The primary participants in the forex market are banks, financial institutions, corporations, governments, and individual traders. The main purpose of forex trading is to facilitate international trade and investment by allowing businesses to convert one currency into another.
Key features of the forex market include:
Currency pairs: Forex trading involves the exchange of one currency for another. Currency pairs are quoted in pairs, such as EUR/USD (Euro/US Dollar), GBP/JPY (British Pound/Japanese Yen), and USD/JPY (US Dollar/Japanese Yen).
Trading sessions: As the forex market operates globally, it is open 24 hours a day, five days a week. The market opens on Sunday evening and closes on Friday evening (US time), with different trading sessions in major financial centers like London, New York, Tokyo, and Sydney.
High liquidity: The forex market's immense size and numerous participants make it highly liquid.
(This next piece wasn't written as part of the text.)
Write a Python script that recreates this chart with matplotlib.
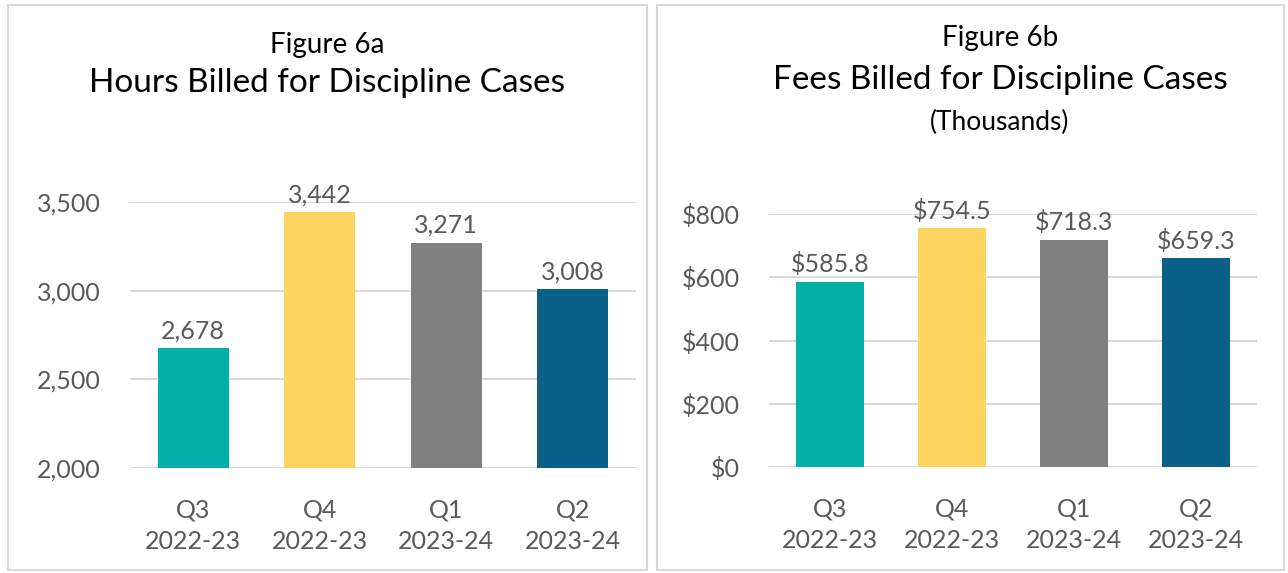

This means that traders can buy or sell currencies quickly without significantly impacting the exchange rates.
Leverage: Forex trading often involves the use of leverage, which allows traders to control larger positions with a smaller amount of capital. While leverage can amplify potential profits, it also increases the risk of losses.
Volatility: Forex prices can fluctuate rapidly due to various factors, including economic data releases, geopolitical events, and central bank decisions. Volatility can present both opportunities and risks for traders.
Market participants: Besides banks and financial institutions, retail traders also participate in the forex market. Online trading platforms and brokers provide access to the market for individual traders.
Pips and lots: Currency pairs are quoted with different decimal places, and the smallest price movement is referred to as a "pip." The standard size for a forex trade is called a "lot," which represents a certain amount of the base currency in the pair.
Forex trading can be done for various purposes, including speculation for profit, hedging against currency risk, and facilitating international business transactions. However, it is essential to recognize that forex trading carries significant risks, and inexperienced traders should approach it with caution and proper risk management strategies. Education, practice, and staying informed about market developments are vital for success in forex trading.